Gas prices tumbled to rarely seen lows in late 2014 and early 2015, leaving many Americans with a little more pocket money than usual – money that didn’t go to a new pair of designer shoes or paying down student debt.
Like 2014, 2015 has been a great year so far at the pump. Thanks to a plummeting oil market, consumers will save an average of $700 per year on gasoline, according to the US Energy Information Administration (EIA). It’s the perfect excuse to spring for an Apple Watch or knock out a few student loan payments, right?
Not exactly. More frequently, Americans are using their gas savings to meet their everyday expenses, according to a study released Monday by Bankrate.com, a personal finance site. Forget the long-awaited cruise or extra retirement contribution; four in 10 of Bankrate’s survey respondents had to spend their gas windfalls on essentials like rent and groceries.

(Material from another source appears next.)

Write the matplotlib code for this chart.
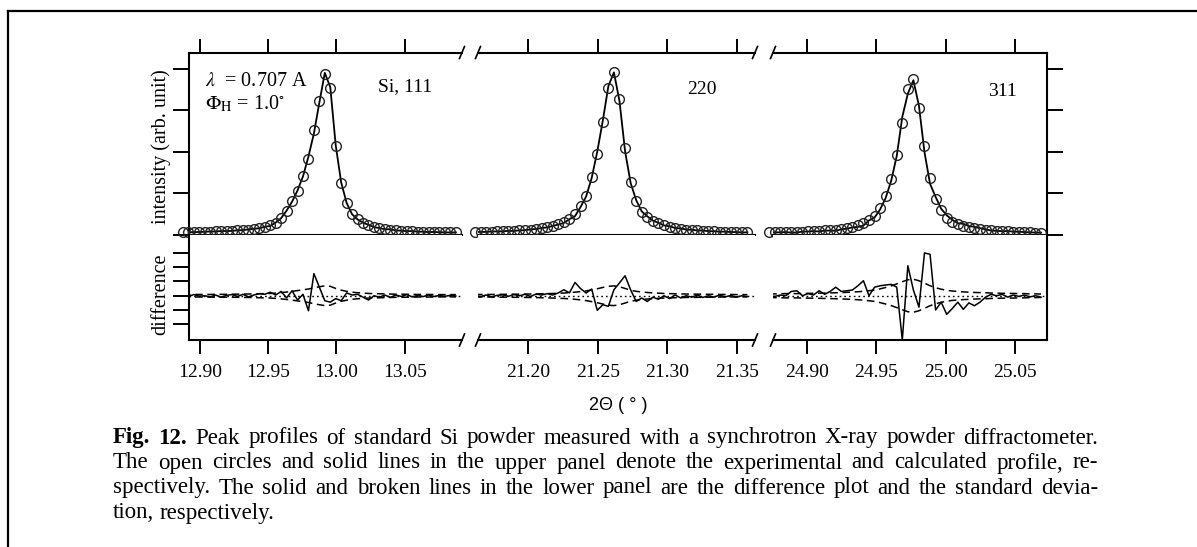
import numpy as np
import matplotlib
matplotlib.use("Agg")
import matplotlib.pyplot as plt
from matplotlib.lines import Line2D

plt.rcParams['font.family'] = ['Liberation Serif', 'DejaVu Serif']
plt.rcParams['mathtext.fontset'] = 'stix'

# ---- data ----
step = 0.004  # 2theta step of the scan

# Si 111
start_111 = 12.8875
obs_111 = [0.06, 0.055, 0.06, 0.06, 0.065, 0.07, 0.075, 0.08, 0.085, 0.09,
           0.10, 0.11, 0.12, 0.14, 0.16, 0.19, 0.22, 0.29, 0.41, 0.57,
           0.81, 1.05, 1.41, 1.83, 2.52, 3.22, 3.89, 3.54, 2.14, 1.24,
           0.77, 0.49, 0.37, 0.28, 0.22, 0.18, 0.15, 0.13, 0.12, 0.10,
           0.09, 0.085, 0.08, 0.07, 0.065, 0.06, 0.06, 0.055, 0.05, 0.05, 0.05]
diff_111 = [0.05, -0.05, 0.08, -0.03, 0.0, -0.08, 0.05, -0.1, 0.03, 0.08,
            -0.05, 0.1, -0.08, 0.05, 0.15, 0.1, 0.25, 0.05, 0.3, -0.15,
            0.35, -0.3, 0.1, -1.05, 1.55, 0.6, -0.35, -0.45, -0.2, -0.35,
            0.2, 0.05, 0.1, -0.1, -0.3, 0.0, -0.1, 0.05, -0.12, 0.05,
            -0.05, 0.08, -0.08, 0.03, -0.06, 0.05, -0.05, 0.02, -0.04, 0.03, -0.02]
sig_111 = [0.09, 0.08, 0.09, 0.09, 0.09, 0.09, 0.10, 0.10, 0.10, 0.11,
           0.11, 0.12, 0.12, 0.13, 0.14, 0.15, 0.16, 0.19, 0.22, 0.26,
           0.31, 0.36, 0.42, 0.47, 0.56, 0.63, 0.69, 0.66, 0.51, 0.39,
           0.31, 0.25, 0.21, 0.19, 0.16, 0.15, 0.14, 0.13, 0.12, 0.11,
           0.11, 0.10, 0.10, 0.09, 0.09, 0.09, 0.09, 0.08, 0.08, 0.08, 0.08]

# Si 220
start_220 = 21.1615
obs_220 = [0.06, 0.06, 0.065, 0.07, 0.075, 0.08, 0.085, 0.09, 0.10, 0.11,
           0.12, 0.14, 0.16, 0.18, 0.21, 0.25, 0.30, 0.38, 0.49, 0.69,
           0.93, 1.39, 1.95, 2.72, 3.55, 3.94, 3.27, 2.09, 1.27, 0.81,
           0.55, 0.42, 0.33, 0.27, 0.22, 0.19, 0.16, 0.14, 0.12, 0.11,
           0.10, 0.09, 0.08, 0.075, 0.07, 0.065, 0.06, 0.055, 0.05, 0.05]
diff_220 = [0.0, -0.05, 0.05, -0.08, 0.03, 0.06, -0.04, 0.08, 0.0, 0.1,
            -0.05, 0.12, 0.05, 0.15, 0.05, 0.2, 0.42, 0.2, 0.93, 0.5,
            0.19, 0.47, -1.02, -0.63, -0.74, 0.42, 0.9, 1.4, 0.42, -0.4,
            -0.16, -0.4, -0.1, -0.25, 0.0, -0.2, 0.05, -0.15, 0.0, -0.1,
            0.05, -0.12, 0.0, -0.1, 0.05, -0.08, 0.02, -0.1, 0.0, -0.05]
sig_220 = [0.09, 0.09, 0.09, 0.09, 0.10, 0.10, 0.10, 0.11, 0.11, 0.12,
           0.12, 0.13, 0.14, 0.15, 0.16, 0.18, 0.19, 0.22, 0.25, 0.29,
           0.34, 0.41, 0.49, 0.58, 0.66, 0.69, 0.63, 0.51, 0.39, 0.31,
           0.26, 0.23, 0.20, 0.18, 0.16, 0.15, 0.14, 0.13, 0.12, 0.12,
           0.11, 0.11, 0.10, 0.10, 0.09, 0.09, 0.09, 0.08, 0.08, 0.08]

# Si 311
start_311 = 24.8727
obs_311 = [0.05, 0.05, 0.055, 0.06, 0.06, 0.065, 0.07, 0.08, 0.085, 0.09,
           0.10, 0.11, 0.12, 0.14, 0.16, 0.19, 0.22, 0.27, 0.34, 0.44,
           0.64, 0.92, 1.34, 1.93, 2.69, 3.51, 3.75, 3.07, 2.14, 1.37,
           0.86, 0.60, 0.40, 0.31, 0.25, 0.21, 0.18, 0.15, 0.13, 0.12,
           0.10, 0.09, 0.085, 0.08, 0.07, 0.065, 0.06, 0.05, 0.045, 0.04]
diff_311 = [0.0, -0.05, 0.05, 0.0, 0.3, 0.35, 0.0, 0.15, 0.05, 0.35,
            0.1, 0.3, 0.6, 0.3, 0.35, 0.4, 0.7, 1.05, 0.0, 0.6,
            0.7, 0.75, 0.8, 0.6, -3.1, 2.1, 0.4, -0.8, 3.0, 2.9,
            -1.0, -0.45, -1.3, -0.9, -0.45, -0.95, -0.5, -0.7, -0.45, -0.1,
            0.1, 0.0, 0.1, -0.1, 0.05, -0.05, 0.05, -0.08, 0.0, -0.1]
sig_311 = [0.13, 0.13, 0.14, 0.15, 0.15, 0.15, 0.16, 0.17, 0.17, 0.18,
           0.19, 0.20, 0.21, 0.22, 0.24, 0.26, 0.28, 0.31, 0.35, 0.40,
           0.48, 0.58, 0.69, 0.83, 0.98, 1.12, 1.16, 1.05, 0.88, 0.70,
           0.56, 0.46, 0.38, 0.33, 0.30, 0.27, 0.25, 0.23, 0.22, 0.21,
           0.19, 0.18, 0.17, 0.17, 0.16, 0.15, 0.15, 0.13, 0.13, 0.12]

xlims = [(12.892, 13.092), (21.1637, 21.363), (24.8755, 25.073)]
xticks = [[12.90, 12.95, 13.00, 13.05], [21.20, 21.25, 21.30, 21.35],
          [24.90, 24.95, 25.00, 25.05]]
peak_names = ["Si, 111", "220", "311"]

caption = [
    "Peak profiles of standard Si powder measured with a synchrotron X-ray powder diffractometer.",
    "The open circles and solid lines in the upper panel denote the experimental and calculated profile, re-",
    "spectively. The solid and broken lines in the lower panel are the difference plot and the standard devia-",
    "tion, respectively.",
]

panels = [(start_111, obs_111, diff_111, sig_111),
          (start_220, obs_220, diff_220, sig_220),
          (start_311, obs_311, diff_311, sig_311)]

W, H = 1197, 547
fig = plt.figure(figsize=(W / 100, H / 100), dpi=100)

def px_box(x0, x1, ytop, ybot):
    return [x0 / W, 1 - ybot / H, (x1 - x0) / W, (ybot - ytop) / H]

cols = [(189, 462), (478, 755), (773, 1047)]
y_top, y_mid, y_bot = 52.5, 234.5, 340

lw_sp = 1.5
for j, ((x0, x1), (start, obs, diff, sig)) in enumerate(zip(cols, panels)):
    obs = np.array(obs)
    diff = np.array(diff)
    sig = np.array(sig)
    x = start + step * np.arange(len(obs))
    calc = obs - 0.05 * diff

    up = fig.add_axes(px_box(x0, x1, y_top, y_mid))
    lo = fig.add_axes(px_box(x0, x1, y_mid, y_bot))

    up.plot(x, calc, color='black', lw=1.3, zorder=2)
    up.plot(x, obs, 'o', mfc='none', mec='#222222', ms=7, mew=1.0,
            clip_on=False, zorder=3)
    up.set_ylim(0, 4.4)
    up.set_xlim(*xlims[j])

    lo.axhline(0, color='black', lw=1.0, ls=(0, (1.2, 2.2)))
    lo.plot(x, sig, color='black', lw=1.1, dashes=(5, 3))
    lo.plot(x, -sig, color='black', lw=1.1, dashes=(5, 3))
    lo.plot(x, diff, color='black', lw=1.1)
    lo.set_ylim(-3.1, 4.29)
    lo.set_xlim(*xlims[j])

    for ax in (up, lo):
        for s in ax.spines.values():
            s.set_linewidth(lw_sp)
            s.set_visible(False)
    up.spines['top'].set_visible(True)
    up.spines['bottom'].set_visible(True)
    lo.spines['bottom'].set_visible(True)

    up.xaxis.set_ticks_position('top')
    up.set_xticks(xticks[j])
    up.tick_params(axis='x', direction='out', length=10, width=1.4, labeltop=False)
    lo.set_xticks(xticks[j])
    lo.set_xticklabels(["%.2f" % t for t in xticks[j]])
    lo.tick_params(axis='x', direction='out', length=10, width=1.4, labelsize=14, pad=7)

    up.set_yticks([0, 1, 2, 3, 4])
    lo.set_yticks([-2, -1, 0, 1, 2, 3])
    up.tick_params(axis='y', direction='out', length=11.5, width=1.4, labelleft=False,
                   labelright=False, left=False, right=False)
    lo.tick_params(axis='y', direction='out', length=11.5, width=1.4, labelleft=False,
                   labelright=False, left=False, right=False)
    if j == 0:
        up.spines['left'].set_visible(True)
        lo.spines['left'].set_visible(True)
        up.tick_params(axis='y', left=True)
        lo.tick_params(axis='y', left=True)
    if j == 2:
        up.spines['right'].set_visible(True)
        lo.spines['right'].set_visible(True)
        up.tick_params(axis='y', right=True)

    # axis break marks
    wpx, hup, hlo = x1 - x0, y_mid - y_top, y_bot - y_mid
    ends = []
    if j < 2:
        ends.append(1)
    if j > 0:
        ends.append(0)
    for e in ends:
        dx = 2.5 / wpx
        up.plot([e - dx, e + dx], [1 - 6 / hup, 1 + 6 / hup], color='black', lw=1.2,
                transform=up.transAxes, clip_on=False)
        lo.plot([e - dx, e + dx], [-6 / hlo, 6 / hlo], color='black', lw=1.2,
                transform=lo.transAxes, clip_on=False)

# labels inside the plot
fig.text(205 / W, 1 - 82 / H, r'$\lambda$  = 0.707 A', fontsize=14.5, va='center')
fig.text(205 / W, 1 - 104 / H, r'$\Phi_{\mathrm{H}}$ = 1.0$^{\circ}$', fontsize=14.5, va='center')
for name, (xp, yp) in zip(peak_names, [(378, 87), (687, 89), (988, 91)]):
    fig.text(xp / W, 1 - yp / H, name, fontsize=14, va='center')

fig.text(161 / W, 1 - 147 / H, 'intensity (arb. unit)', rotation=90, fontsize=14.5,
         ha='center', va='center')
fig.text(161 / W, 1 - 294 / H, 'difference', rotation=90, fontsize=14.5,
         ha='center', va='center')
fig.text(618 / W, 1 - 405 / H, '2Θ ( ° )', fontsize=13, ha='center', va='center',
         family=['Liberation Sans', 'DejaVu Sans'])

# outer frame
fig.add_artist(Line2D([8 / W, 1.0], [1 - 11 / H, 1 - 11 / H], color='black', lw=1.6))
fig.add_artist(Line2D([8 / W, 8 / W], [1 - 11 / H, 0.0], color='black', lw=1.6))

# caption, justified
renderer = fig.canvas.get_renderer()
cap_x0, cap_x1 = 113, 1098
cap_y = [438, 463, 488, 513]
cap_fs = 16.5
for n, line in enumerate(caption):
    words = line.split(' ')
    weights = ['normal'] * len(words)
    if n == 0:
        words = ['Fig.', '12.'] + words
        weights = ['bold', 'bold'] + weights
    texts = [fig.text(0, 1 - cap_y[n] / H, w, fontsize=cap_fs, weight=wt, va='center')
             for w, wt in zip(words, weights)]
    widths = [t.get_window_extent(renderer).width for t in texts]
    space = 0.25 * cap_fs * 100 / 72
    if n < 3:
        gap = max((cap_x1 - cap_x0 - sum(widths)) / (len(words) - 1), 0.6 * space)
    else:
        gap = space
    xp = cap_x0
    for t, w in zip(texts, widths):
        t.set_x(xp / W)
        xp += w + gap

fig.savefig('out.png', dpi=100)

Additionally, 23 percent of respondents saved or invested the extra money. Discretionary spending, on things like dining out and travel, was the least common, at about 14 percent.
Millennials were more likely to save or invest – or buy something nonessential – than any other age group. High-income respondents – people making $75,000 or more – were about twice as likely to have saved their extra gas money than their lower-income counterparts.
“The percentage of Americans earmarking this money for everyday necessities outpaced those using it for discretionary purchases by nearly 3-to-1,” Bankrate chief financial analyst Greg McBride said in the report. “You see why the economy is growing at such an anemic pace.”
The findings offer further evidence that as broad measures of the country’s financial picture improve, most Americans aren’t feeling it. Even as the stock market hits new highs, the billionaires’ club grows by hundreds annually, and revenues at the world’s biggest companies balloon, the consumer economy has yet to kick into high gear. Retail sales have barely budged since the beginning of this year, despite the arrival of warmer weather that would generally lure people into shops and restaurants. On a larger scale, the housing market has an affordability problem. Heavy demand at the lower end of the market is pushing up prices, making it hard for first-time buyers to break into the market, and, as a side effect, causing sizable rent increases across much of the country.
All of this means even economic trends that trickle down to the average consumer, like savings from cheap gas, are used to catch up rather than get ahead. That could change, eventually, as things improve further and American’s confidence in their financials firms up. In the same Bankrate survey, respondents reported higher levels of job security than they had a year ago, as well as more confidence about their debt levels and savings rates. The drop in gas prices has combined with a pickup in wages in the first part of 2015 to give average Americans more of a break than they’ve had in several years.
Still, for most Americans, those new Apple Watches are still a long way off.